• [Set exercise]:
Identify the lines that contain the string "page" and report only how many there are.

>> begin Given information

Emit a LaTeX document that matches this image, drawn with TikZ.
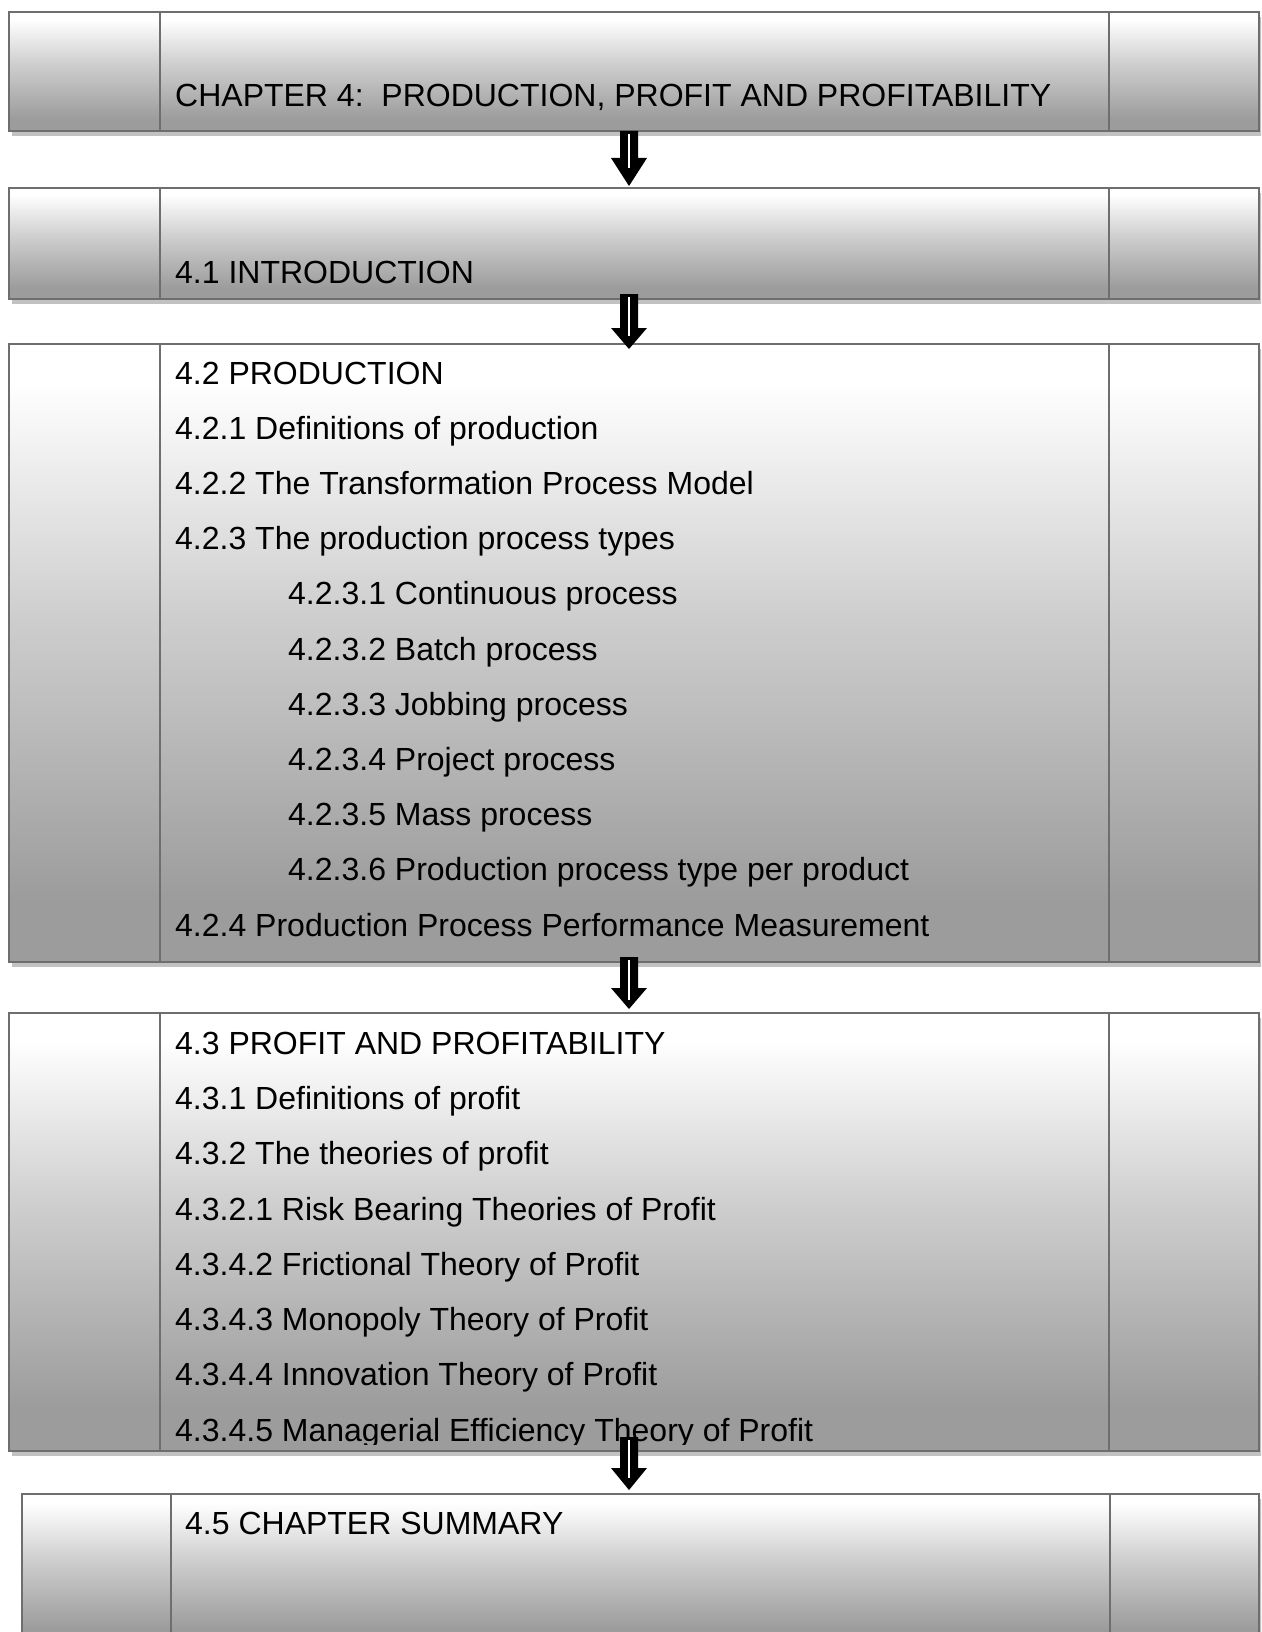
\documentclass[tikz,border=0pt]{standalone}
\usepackage{fontspec}
\setmainfont{Liberation Sans}
\usetikzlibrary{calc,shadows}

\definecolor{framegray}{HTML}{6E6E6E}
\definecolor{shadegray}{HTML}{9C9C9C}
\definecolor{midgray}{HTML}{CECECE}
\definecolor{dropgray}{HTML}{C2C2C2}

% white at the top, reaching the full grey a little above the bottom edge
\pgfdeclareverticalshading{panelshade}{100bp}{%
  color(0bp)=(shadegray); color(25bp)=(shadegray); color(30bp)=(shadegray);
  color(53bp)=(midgray); color(72bp)=(white); color(100bp)=(white)}

\tikzset{
  panel/.style={rectangle, draw=framegray, line width=2pt, inner sep=0pt,
    anchor=north west, shading=panelshade,
    general shadow={shadow xshift=3pt, shadow yshift=-5pt, fill=dropgray}},
  rule/.style={draw=framegray, line width=2pt},
  entry/.style={anchor=base west, inner sep=0pt, text=black,
    font=\fontsize{32}{38}\selectfont},
}

% block arrow: #1 top of shaft, #2 tip, #3 head length, #4 length of the white slit
\newcommand\flowarrow[4]{%
  \fill[black] ($(#1)+(-9,0)$) -- ($(#1)+(9,0)$) -- ($(#2)+(9,-#3)$)
    -- ($(#2)+(18,-#3)$) -- (#2) -- ($(#2)+(-18,-#3)$) -- ($(#2)+(-9,-#3)$) -- cycle;
  \draw[white, line width=2pt] ($(#1)+(0,3)$) -- ($(#1)+(0,#4)$);
}

\begin{document}
\begin{tikzpicture}[x=1pt, y=-1pt]
  \useasboundingbox (0,0) rectangle (1261,1632);
  \clip (0,0) rectangle (1261,1632);

  % panels
  \node[panel, minimum width=1250pt, minimum height=119pt] (b1) at (8,11) {};
  \node[panel, minimum width=1250pt, minimum height=111pt] (b2) at (8,187) {};
  \node[panel, minimum width=1250pt, minimum height=618pt] (b3) at (8,343) {};
  \node[panel, minimum width=1250pt, minimum height=438pt] (b4) at (8,1012) {};
  \node[panel, minimum width=1237pt, minimum height=150pt] (b5) at (21,1493) {};

  % column dividers
  \foreach \b in {b1,b2,b3,b4}{
    \draw[rule] ($(\b.north west)+(152,0)$) -- ($(\b.south west)+(152,0)$);
    \draw[rule] ($(\b.north east)+(-151,0)$) -- ($(\b.south east)+(-151,0)$);
  }
  \draw[rule] ($(b5.north west)+(150,0)$) -- ($(b5.south west)+(150,0)$);
  \draw[rule] ($(b5.north east)+(-150,0)$) -- ($(b5.south east)+(-150,0)$);

  % texts
  \node[entry] (t1) at (175,107) {CHAPTER 4:\ \ PRODUCTION, PROFIT AND PROFITABILITY};
  \node[entry] (t2) at (175,283) {4.1 INTRODUCTION};

  \node[entry] (p0) at (175,384.0) {4.2 PRODUCTION};
  \node[entry] (p1) at (175,439.2) {4.2.1 Definitions of production};
  \node[entry] (p2) at (175,494.4) {4.2.2 The Transformation Process Model};
  \node[entry] (p3) at (175,549.6) {4.2.3 The production process types};
  \node[entry] (p4) at (288,604.8) {4.2.3.1 Continuous process};
  \node[entry] (p5) at (288,660.0) {4.2.3.2 Batch process};
  \node[entry] (p6) at (288,715.2) {4.2.3.3 Jobbing process};
  \node[entry] (p7) at (288,770.4) {4.2.3.4 Project process};
  \node[entry] (p8) at (288,825.6) {4.2.3.5 Mass process};
  \node[entry] (p9) at (288,880.8) {4.2.3.6 Production process type per product};
  \node[entry] (p10) at (175,936.0) {4.2.4 Production Process Performance Measurement};

  \begin{scope}
    \clip (b4.north west) rectangle (1258,1444);
    \node[entry] (q0) at (175,1054.5) {4.3 PROFIT AND PROFITABILITY};
    \node[entry] (q1) at (175,1109.7) {4.3.1 Definitions of profit};
    \node[entry] (q2) at (175,1164.9) {4.3.2 The theories of profit};
    \node[entry] (q3) at (175,1220.1) {4.3.2.1 Risk Bearing Theories of Profit};
    \node[entry] (q4) at (175,1275.3) {4.3.4.2 Frictional Theory of Profit};
    \node[entry] (q5) at (175,1330.5) {4.3.4.3 Monopoly Theory of Profit};
    \node[entry] (q6) at (175,1385.7) {4.3.4.4 Innovation Theory of Profit};
    \node[entry] (q7) at (175,1441.5) {4.3.4.5 Managerial Efficiency Theory of Profit};
  \end{scope}

  \node[entry] (t5) at (185,1534) {4.5 CHAPTER SUMMARY};

  % arrows between the panels
  \coordinate (a1s) at (629,131);  \coordinate (a1e) at (629,186);
  \coordinate (a2s) at (629,294);  \coordinate (a2e) at (629,349);
  \coordinate (a3s) at (629,957);  \coordinate (a3e) at (629,1009);
  \coordinate (a4s) at (629,1437); \coordinate (a4e) at (629,1490);
  \flowarrow{a1s}{a1e}{28}{37}
  \flowarrow{a2s}{a2e}{21}{42}
  \flowarrow{a3s}{a3e}{21}{43}
  \flowarrow{a4s}{a4e}{22}{41}
\end{tikzpicture}
\end{document}
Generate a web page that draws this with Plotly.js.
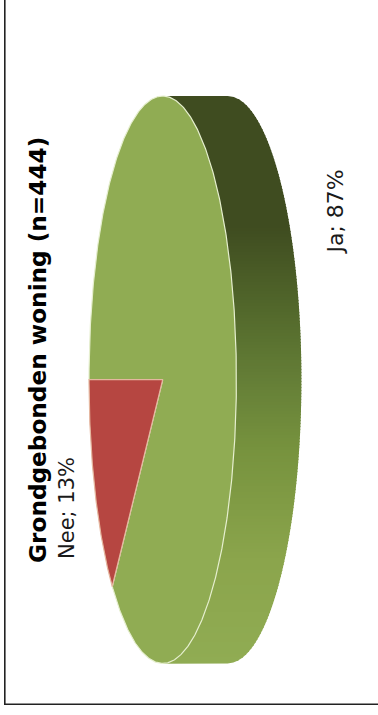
<!DOCTYPE html>
<html>
<head>
<meta charset="utf-8">
<script src="https://cdn.plot.ly/plotly-3.0.1.min.js"></script>
<style>html,body{margin:0;padding:0;background:#fff}#chart{width:378px;height:715px}</style>
</head>
<body>
<div id="chart"></div>
<script>
const categories = ['Nee', 'Ja'];
const values = [13, 87];
const sliceColors = ['#b64641', '#90ac53'];
const sliceEdges = ['#e5b79f', '#e6efcf'];
const chartTitle = 'Grondgebonden woning (n=444)';
const sideStops = [[96,[63,76,32]],[225,[63,76,32]],[300,[80,101,42]],[380,[101,127,55]],[450,[119,147,62]],[560,[139,165,76]],[664,[144,172,83]]];

const cx = 162.7, cy = 379.7, rx = 73.7, ry = 283.7, depth = 65;
const total = values.reduce((a, b) => a + b, 0);

function px(t) { return cx - rx * Math.cos(t); }
function py(t) { return cy + ry * Math.sin(t); }
function sideColor(y) {
  for (let i = 1; i < sideStops.length; i++) {
    const [y0, c0] = sideStops[i - 1], [y1, c1] = sideStops[i];
    if (y <= y1) {
      const f = (y - y0) / (y1 - y0);
      return 'rgb(' + c0.map((c, k) => Math.round(c + (c1[k] - c) * f)).join(',') + ')';
    }
  }
  return 'rgb(144,172,83)';
}
function rimX(y) {
  const d = Math.max(0, 1 - Math.pow((y - cy) / ry, 2));
  return cx + depth + rx * Math.sqrt(d);
}

const traces = [];
const step = 3;
for (let y = cy - ry; y < cy + ry; y += step) {
  const y2 = Math.min(y + step + 1, cy + ry);
  const xs = [cx, rimX(y)], ys = [y, y];
  const n = 4;
  for (let i = 1; i <= n; i++) {
    const yy = y + (y2 - y) * i / n;
    xs.push(rimX(yy)); ys.push(yy);
  }
  xs.push(cx); ys.push(y2);
  traces.push({type: 'scatter', mode: 'lines', x: xs, y: ys, fill: 'toself',
    fillcolor: sideColor(y), line: {width: 0}, hoverinfo: 'skip', showlegend: false});
}

let start = 0;
const order = [1, 0];
const arcs = values.map(v => {
  const a0 = start; start += v / total * 2 * Math.PI;
  return [a0, start];
});
order.forEach(i => {
  const [a0, a1] = arcs[i];
  const xs = [cx], ys = [cy];
  const n = Math.ceil((a1 - a0) / 0.01);
  for (let k = 0; k <= n; k++) {
    const t = a0 + (a1 - a0) * k / n;
    xs.push(px(t)); ys.push(py(t));
  }
  xs.push(cx); ys.push(cy);
  traces.push({type: 'scatter', mode: 'lines', x: xs, y: ys, fill: 'toself',
    fillcolor: sliceColors[i], line: {color: sliceEdges[i], width: 1.2},
    name: categories[i], hoverinfo: 'name', showlegend: false});
});

const labelPos = {Nee: {x: 67, y: 561, yanchor: 'bottom', size: 21}, Ja: {x: 335, y: 257, yanchor: 'bottom', size: 22}};
const annotations = categories.map((c, i) => ({
  text: c + '; ' + values[i] + '%', x: labelPos[c].x, y: labelPos[c].y,
  xref: 'x', yref: 'y', showarrow: false, textangle: -90,
  xanchor: 'center', yanchor: labelPos[c].yanchor,
  font: {family: 'DejaVu Sans', size: labelPos[c].size, color: '#1a1a1a'}
}));
annotations.push({
  text: '<b>' + chartTitle + '</b>', x: 37, y: 565, xref: 'x', yref: 'y', showarrow: false,
  textangle: -90, xanchor: 'center', yanchor: 'bottom',
  font: {family: 'DejaVu Sans', size: 23.2, color: '#000'}
});

const layout = {
  width: 378, height: 715, margin: {l: 0, r: 0, t: 0, b: 0},
  paper_bgcolor: '#fff', plot_bgcolor: '#fff', showlegend: false,
  xaxis: {range: [0, 378], visible: false, fixedrange: true},
  yaxis: {range: [715, 0], visible: false, fixedrange: true},
  annotations: annotations,
  shapes: [
    {type: 'line', xref: 'x', yref: 'y', x0: 4.8, x1: 4.8, y0: 0, y1: 704.3, line: {color: '#222', width: 1.6}},
    {type: 'line', xref: 'x', yref: 'y', x0: 4, x1: 378, y0: 704.3, y1: 704.3, line: {color: '#222', width: 1.6}}
  ]
};
Plotly.newPlot('chart', traces, layout, {displayModeBar: false, staticPlot: true});
</script>
</body>
</html>
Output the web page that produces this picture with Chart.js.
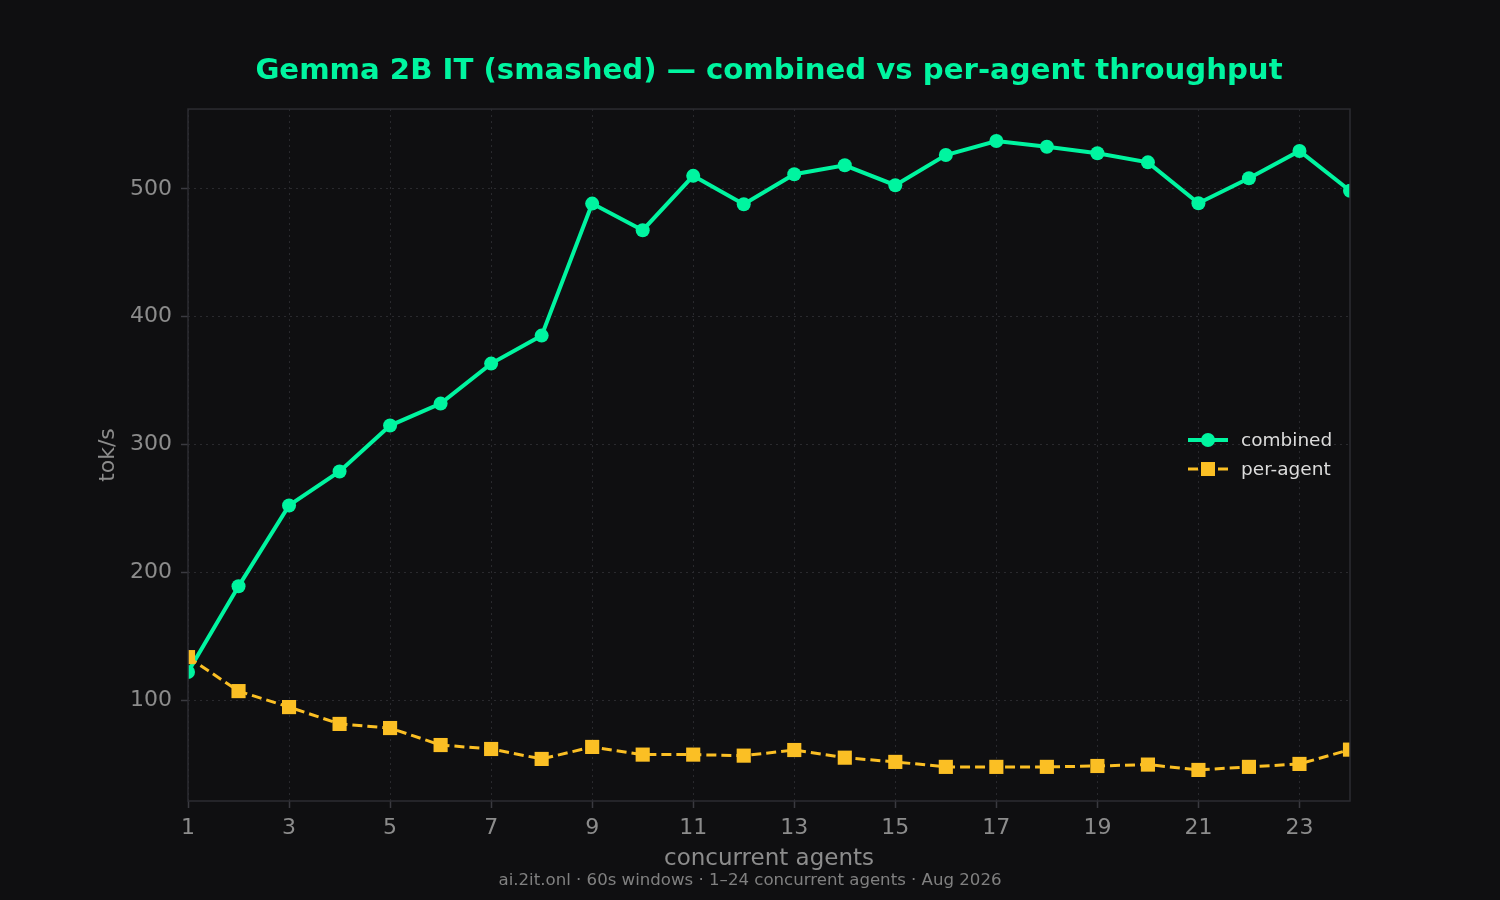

>> end Given information

• [Worked solution]:
2